— start —

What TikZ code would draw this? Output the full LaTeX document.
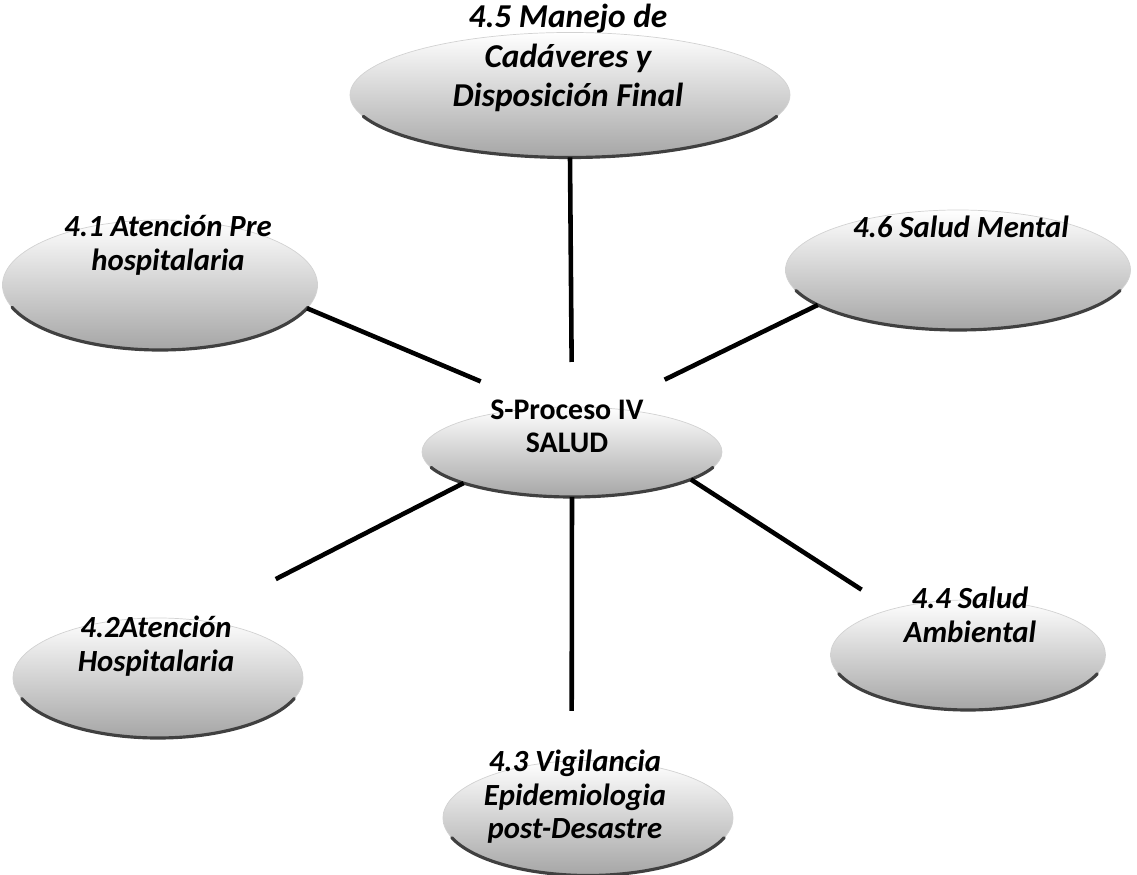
\documentclass[tikz,border=0pt]{standalone}
\usepackage{fontspec}
\setmainfont{Carlito}
\usetikzlibrary{shapes.geometric}

\begin{document}
\begin{tikzpicture}[
	bowl/.style = {ellipse, draw=gray!35, thin, inner sep=0pt, outer sep=0pt, top color=white, bottom color=gray!70},
	rim/.style = {line width=1.8pt, black!75, line cap=round},
	lbl/.style = {align=center, font=\fontsize{17.5}{19}\selectfont\bfseries\itshape},
	line/.style = {line width=2.6pt}
	]
	\useasboundingbox (0,0) rectangle (22.74,17.5);

	\node[bowl, minimum width=6.0cm, minimum height=1.8cm] (hub) at (11.44,8.46) {};
	\node[bowl, minimum width=8.8cm, minimum height=2.5cm] (n45) at (11.4,15.6) {};
	\node[bowl, minimum width=6.3cm, minimum height=2.6cm] (n41) at (3.2,11.8) {};
	\node[bowl, minimum width=6.9cm, minimum height=2.4cm] (n46) at (19.16,12.1) {};
	\node[bowl, minimum width=5.8cm, minimum height=2.4cm] (n42) at (3.16,3.94) {};
	\node[bowl, minimum width=5.8cm, minimum height=2.3cm] (n43) at (11.76,1.14) {};
	\node[bowl, minimum width=5.5cm, minimum height=2.2cm] (n44) at (19.36,4.4) {};

	\draw[rim] ([shift={(200:3.0 and 0.9)}]hub.center) arc[start angle=200, end angle=340, x radius=3.0, y radius=0.9];
	\draw[rim] ([shift={(200:4.4 and 1.25)}]n45.center) arc[start angle=200, end angle=340, x radius=4.4, y radius=1.25];
	\draw[rim] ([shift={(200:3.15 and 1.3)}]n41.center) arc[start angle=200, end angle=340, x radius=3.15, y radius=1.3];
	\draw[rim] ([shift={(200:3.45 and 1.2)}]n46.center) arc[start angle=200, end angle=340, x radius=3.45, y radius=1.2];
	\draw[rim] ([shift={(200:2.9 and 1.2)}]n42.center) arc[start angle=200, end angle=340, x radius=2.9, y radius=1.2];
	\draw[rim] ([shift={(200:2.9 and 1.15)}]n43.center) arc[start angle=200, end angle=340, x radius=2.9, y radius=1.15];
	\draw[rim] ([shift={(200:2.75 and 1.1)}]n44.center) arc[start angle=200, end angle=340, x radius=2.75, y radius=1.1];

	\node[lbl, font=\fontsize{17}{19}\selectfont\bfseries] (thub) at (11.34,8.97) {S-Proceso IV\\SALUD};
	\node[lbl, font=\fontsize{19}{22.7}\selectfont\bfseries\itshape] (t45) at (11.36,16.34) {4.5 Manejo de\\Cadáveres y\\Disposición Final};
	\node[lbl] (t41) at (3.36,12.6) {4.1 Atención Pre\\hospitalaria};
	\node[lbl] (t46) at (19.22,12.96) {4.6 Salud Mental};
	\node[lbl] (t42) at (3.12,4.58) {4.2Atención\\Hospitalaria};
	\node[lbl] (t43) at (11.5,1.56) {4.3 Vigilancia\\Epidemiologia\\post-Desastre};
	\node[lbl] (t44) at (19.4,5.2) {4.4 Salud\\Ambiental};

	\draw[line, shorten <=0.9cm] (hub.90) -- (n45.270);
	\draw[line, shorten <=1.36cm] (hub.123) -- (n41.-9);
	\draw[line, shorten <=1.3cm] (hub.52) -- (n46.194);
	\draw[line, shorten >=1.8cm] (hub.196) -- (n42.57);
	\draw[line, shorten >=1.0cm] (hub.270) -- (n43.106);
	\draw[line, shorten >=0.72cm] (hub.-13) -- (n44.149);
\end{tikzpicture}
\end{document}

— end —

= Your instructions =
Every line of the data should be copied as it stands, without the images.

= Result =
What TikZ code would draw this? Output the full LaTeX document.
\documentclass[tikz,border=0pt]{standalone}
\usepackage{fontspec}
\setmainfont{Carlito}
\usetikzlibrary{shapes.geometric}

\begin{document}
\begin{tikzpicture}[
	bowl/.style = {ellipse, draw=gray!35, thin, inner sep=0pt, outer sep=0pt, top color=white, bottom color=gray!70},
	rim/.style = {line width=1.8pt, black!75, line cap=round},
	lbl/.style = {align=center, font=\fontsize{17.5}{19}\selectfont\bfseries\itshape},
	line/.style = {line width=2.6pt}
	]
	\useasboundingbox (0,0) rectangle (22.74,17.5);

	\node[bowl, minimum width=6.0cm, minimum height=1.8cm] (hub) at (11.44,8.46) {};
	\node[bowl, minimum width=8.8cm, minimum height=2.5cm] (n45) at (11.4,15.6) {};
	\node[bowl, minimum width=6.3cm, minimum height=2.6cm] (n41) at (3.2,11.8) {};
	\node[bowl, minimum width=6.9cm, minimum height=2.4cm] (n46) at (19.16,12.1) {};
	\node[bowl, minimum width=5.8cm, minimum height=2.4cm] (n42) at (3.16,3.94) {};
	\node[bowl, minimum width=5.8cm, minimum height=2.3cm] (n43) at (11.76,1.14) {};
	\node[bowl, minimum width=5.5cm, minimum height=2.2cm] (n44) at (19.36,4.4) {};

	\draw[rim] ([shift={(200:3.0 and 0.9)}]hub.center) arc[start angle=200, end angle=340, x radius=3.0, y radius=0.9];
	\draw[rim] ([shift={(200:4.4 and 1.25)}]n45.center) arc[start angle=200, end angle=340, x radius=4.4, y radius=1.25];
	\draw[rim] ([shift={(200:3.15 and 1.3)}]n41.center) arc[start angle=200, end angle=340, x radius=3.15, y radius=1.3];
	\draw[rim] ([shift={(200:3.45 and 1.2)}]n46.center) arc[start angle=200, end angle=340, x radius=3.45, y radius=1.2];
	\draw[rim] ([shift={(200:2.9 and 1.2)}]n42.center) arc[start angle=200, end angle=340, x radius=2.9, y radius=1.2];
	\draw[rim] ([shift={(200:2.9 and 1.15)}]n43.center) arc[start angle=200, end angle=340, x radius=2.9, y radius=1.15];
	\draw[rim] ([shift={(200:2.75 and 1.1)}]n44.center) arc[start angle=200, end angle=340, x radius=2.75, y radius=1.1];

	\node[lbl, font=\fontsize{17}{19}\selectfont\bfseries] (thub) at (11.34,8.97) {S-Proceso IV\\SALUD};
	\node[lbl, font=\fontsize{19}{22.7}\selectfont\bfseries\itshape] (t45) at (11.36,16.34) {4.5 Manejo de\\Cadáveres y\\Disposición Final};
	\node[lbl] (t41) at (3.36,12.6) {4.1 Atención Pre\\hospitalaria};
	\node[lbl] (t46) at (19.22,12.96) {4.6 Salud Mental};
	\node[lbl] (t42) at (3.12,4.58) {4.2Atención\\Hospitalaria};
	\node[lbl] (t43) at (11.5,1.56) {4.3 Vigilancia\\Epidemiologia\\post-Desastre};
	\node[lbl] (t44) at (19.4,5.2) {4.4 Salud\\Ambiental};

	\draw[line, shorten <=0.9cm] (hub.90) -- (n45.270);
	\draw[line, shorten <=1.36cm] (hub.123) -- (n41.-9);
	\draw[line, shorten <=1.3cm] (hub.52) -- (n46.194);
	\draw[line, shorten >=1.8cm] (hub.196) -- (n42.57);
	\draw[line, shorten >=1.0cm] (hub.270) -- (n43.106);
	\draw[line, shorten >=0.72cm] (hub.-13) -- (n44.149);
\end{tikzpicture}
\end{document}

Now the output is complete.